On April 2, 2020, while New York trial courts were closed, the Court of Appeals of New York ruled on Regina Metropolitan Co., LLC v. the New York State Division of Housing and Community Renewal (DHCR).
The ruling significantly limited a portion of the Housing Stability and Tenant Protection Act of 2019 (HSTPA) which was enacted almost one year before the April 2, 2020 ruling. Specifically, Regina limited the “lookback period” of overcharged claims.
Prior to the enactment of the HSTPA, an overcharged challenge to the legal rent of a rent-stabilized apartment was limited to a four-year lookback period from the date DHCR or the courts received the complaint or a filing. DHCR or the courts set a base date of four years prior to the filing and then examined all the rent increases from that date to determine if each increase was proper under the Rent Stabilization Law and Code. If each increase was proper, there was no overcharge in most cases.
However, when the HSTPA was enacted, it expanded the lookback period beyond four years and substantially expanded the scope of a building owner’s liability in rent or liability in overcharge cases. The expansion of the four-year lookback period in the HSTPA was viewed as one of the most detrimental changes for building owners.
After the enactment of the HSTPA, an owner now had the burden to establish the legal rent well beyond four years including increases that occurred prior to the purchase of the building and even if the building was transferred several times prior to the overcharge filing. Under the HSTPA, DHCR and the courts are required to consider “all available rent history which is reasonably necessary” to investigate an overcharge claim.

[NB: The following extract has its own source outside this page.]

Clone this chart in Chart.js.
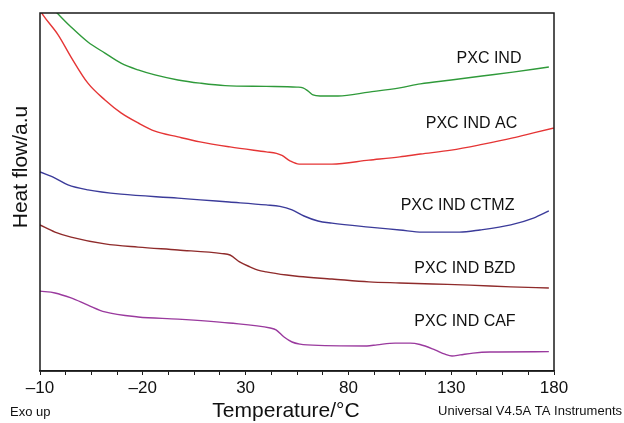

In short, that four-year review period was eliminated in most cases, and the court and DHCR were both required to look beyond four years.
However, Regina changed that. The wide-open review period that was enacted under the HSTPA, requiring DHCR and the courts to go beyond the four-year lookback period, was eliminated except in a few limited exceptions.
One of those exceptions is based on a “colorable claim of fraud.” Prior to the enactment of the HSTPA, a common-law exception to the four-year lookback period existed where a tenant was able to make a “colorable claim of fraud.” Regina goes to great length to preserve this common-law exception.
The court also noted, in a footnote, that rent reduction orders issued prior to the period that remained in effect during the recovery periods were part of the reviewable years of rental history.
Finally, it should also be noted that where the landlord utilized a preferential rent, the courts and DHCR generally can look beyond the four-year period pursuant to RSC 2521.2.